Yuxiao Du’s works, for example, speak to feelings of alienation and displacement. After having moved to the United States from China, for the second time in her life, Du found herself in a country where she did not speak the language and was not familiar with the culture. Her works explore the sensations of these new worlds: Images of her experiences in Rome are accompanied by the sounds of China. The work of Emily Bloom, comparatively, was influenced by the Catholic traditions of Rome; her prints subvert classical illustrated manuscripts by replacing Biblical tales with re-written versions — all with a feminist bend. This interest in gender also extends to Bloom’s video work, which records the physical reactions of people asked to address words like “bitch,” “woman” and “mother.”

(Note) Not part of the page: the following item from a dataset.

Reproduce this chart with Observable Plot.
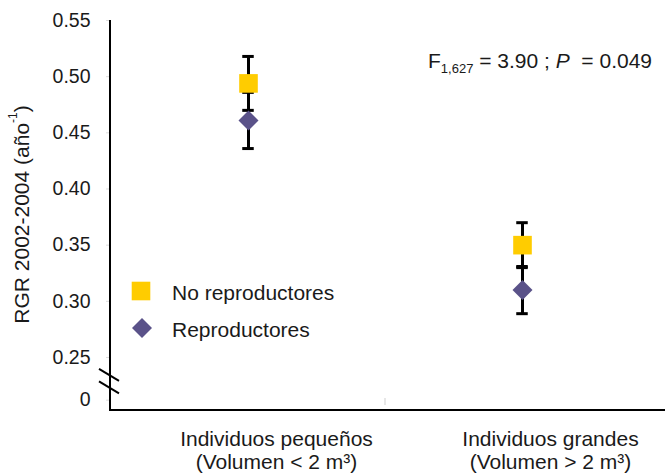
<!DOCTYPE html>
<html><head><meta charset="utf-8">
<script src="https://cdn.jsdelivr.net/npm/d3@7"></script>
<script src="https://cdn.jsdelivr.net/npm/@observablehq/plot@0.6"></script>
<style>
body{margin:0;background:#fff;}
#chart{width:665px;height:473px;}
svg{font-family:"Liberation Sans", Arial, sans-serif;}
</style>
</head><body><div id="chart"></div>
<script>
// ---- data ----
const groups = ["Individuos pequeños\n(Volumen < 2 m³)", "Individuos grandes\n(Volumen > 2 m³)"];
const seriesNames = ["No reproductores", "Reproductores"];
const seriesSymbols = ["square", "diamond2"];
const seriesColors = ["#FFCC00", "#5A5289"];
const seriesR = [10.5, 9];
const noRepMean = [0.494, 0.350];
const noRepErr = [0.024, 0.020];
const repMean = [0.461, 0.310];
const repErr = [0.025, 0.021];
const yTickValues = [0.212, 0.25, 0.30, 0.35, 0.40, 0.45, 0.50, 0.55];
const yTickLabels = ["0", "0.25", "0.30", "0.35", "0.40", "0.45", "0.50", "0.55"];
const yDomain = [0.2028, 0.55];
const breakValues = [0.234, 0.223];
const yTitle = "RGR 2002-2004 (año";
const yTitleSup = "-1";
const yTitleEnd = ")";
const statF = "F";
const statSub = "1,627";
const statMid = " = 3.90 ; ";
const statP = "P";
const statEnd = " \u00A0= 0.049";

// ---- table ----
const means = [noRepMean, repMean];
const errs = [noRepErr, repErr];
const rows = [];
seriesNames.forEach((s, si) => groups.forEach((g, gi) => rows.push({
  series: s, group: g, mean: means[si][gi],
  lo: means[si][gi] - errs[si][gi], hi: means[si][gi] + errs[si][gi]
})));

const W = 665, H = 473, mL = 110, mR = 6, mT = 20, mB = 63;
const capW = 12;
const bandW = (W - mL - mR) / groups.length;
const capInset = (bandW - capW) / 2;

const plot = Plot.plot({
  width: W, height: H,
  marginLeft: mL, marginRight: mR, marginTop: mT, marginBottom: mB,
  style: {fontFamily: '"Liberation Sans", Arial, sans-serif', background: "#fff"},
  x: {type: "band", domain: groups, padding: 0},
  y: {domain: yDomain},
  marks: [
    Plot.axisY({ticks: yTickValues, tickFormat: d => yTickLabels[yTickValues.indexOf(d)],
      tickSize: 4, tickPadding: 16, fontSize: 19.5, stroke: "#dcdcdc", fill: "#1a1a1a", label: null}),
    Plot.axisX({tickSize: 0, tickPadding: 19, fontSize: 21, lineHeight: 1.1, dx: 28, fill: "#1a1a1a", label: null}),
    Plot.ruleX(rows, {x: "group", y1: "lo", y2: "hi", stroke: "#000", strokeWidth: 3}),
    Plot.tickY(rows, {x: "group", y: "lo", stroke: "#000", strokeWidth: 3, insetLeft: capInset, insetRight: capInset}),
    Plot.tickY(rows, {x: "group", y: "hi", stroke: "#000", strokeWidth: 3, insetLeft: capInset, insetRight: capInset}),
    ...seriesNames.map((s, si) => Plot.dot(rows.filter(r => r.series === s), {
      x: "group", y: "mean", symbol: seriesSymbols[si], r: seriesR[si], fill: seriesColors[si], stroke: "none"
    }))
  ]
});
document.getElementById("chart").appendChild(plot);

const svg = d3.select(plot);
const xs = plot.scale("x"), ys = plot.scale("y");
const yTop = ys.apply(yDomain[1]), yBot = ys.apply(yDomain[0]);

// axes lines
svg.append("line").attr("x1", mL).attr("x2", mL).attr("y1", yTop).attr("y2", yBot + 1)
  .attr("stroke", "#000").attr("stroke-width", 2);
svg.append("line").attr("x1", mL - 1).attr("x2", W).attr("y1", yBot).attr("y2", yBot)
  .attr("stroke", "#000").attr("stroke-width", 2);
// faint category divider tick
const midX = xs.apply(groups[1]);
svg.append("line").attr("x1", midX).attr("x2", midX).attr("y1", yBot - 12).attr("y2", yBot - 5)
  .attr("stroke", "#cfcfcf").attr("stroke-width", 1);
// axis break marks
breakValues.forEach(v => {
  const cy = ys.apply(v);
  svg.append("line").attr("x1", mL - 11).attr("x2", mL + 9).attr("y1", cy - 6).attr("y2", cy + 6)
    .attr("stroke", "#000").attr("stroke-width", 2);
});

// y title
const yt = svg.append("text")
  .attr("transform", `translate(21,${(yTop + ys.apply(0.25)) / 2 + 26}) rotate(-90)`)
  .attr("text-anchor", "middle").attr("dominant-baseline", "central")
  .attr("font-size", 21).attr("fill", "#1a1a1a");
yt.append("tspan").text(yTitle);
yt.append("tspan").attr("font-size", 12).attr("dy", -8).text(yTitleSup);
yt.append("tspan").attr("dy", 8).text(yTitleEnd);

// statistics annotation
const st = svg.append("text").attr("x", 428).attr("y", 68).attr("font-size", 21)
  .attr("text-anchor", "start").attr("fill", "#1a1a1a").style("white-space", "pre");
st.append("tspan").text(statF);
st.append("tspan").attr("font-size", 13).attr("dy", 5).text(statSub);
st.append("tspan").attr("dy", -5).text(statMid);
st.append("tspan").attr("font-style", "italic").text(statP);
st.append("tspan").text(statEnd);

// legend
const legY = [291, 328];
seriesNames.forEach((s, si) => {
  const r = seriesR[si];
  const sym = si === 0 ? d3.symbolSquare : d3.symbolDiamond2;
  svg.append("path").attr("d", d3.symbol(sym, Math.PI * r * r)())
    .attr("transform", `translate(${141 + si},${legY[si]})`).attr("fill", seriesColors[si]);
  svg.append("text").attr("x", 172).attr("y", legY[si] + 1).attr("dominant-baseline", "central")
    .attr("text-anchor", "start").attr("font-size", 21).attr("fill", "#1a1a1a").text(s);
});
</script>
</body></html>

Other artists were influenced by spectacles in Italy; Sarah Carpenter’s prints were inspired by a paradoxical experience of Venice — the works suggest a rapid intake of antique buildings via gondola in the Venetian canals. Andrew Schwartz produced a series of paintings inspired by the visceral colors of Rothko but whose themes are derived from Moby Dick. The paintings recall the scale and glamour of altar pieces from the many Catholic churches in Rome.
It’s been a long time since Gertrude Stein and Hemmingway made being a starving artist abroad oh-so-chic. With the economy the way it is, no doubt for Cornell artists there’s less shiraz and espressos and more struggling to pay the entrance fees for museums. These artists however, explore what it means to be an American abroad in the 21st century. Like the works of the late greats, they are interested in self-consciously examining their own experiences in a foreign place. The results are provocative and subversive — it seems art can happen even without the traditional expatriate lubrications of starvation and (what once was) dirt cheap wine.
The opening for the exhibit will be at Tjaden Gallery at 4:30 p.m. on Wednesday Jan. 28, beginning with a question and answer session with the artists. “Rome Studio Fall Art Exhibition” will be open through the 30th.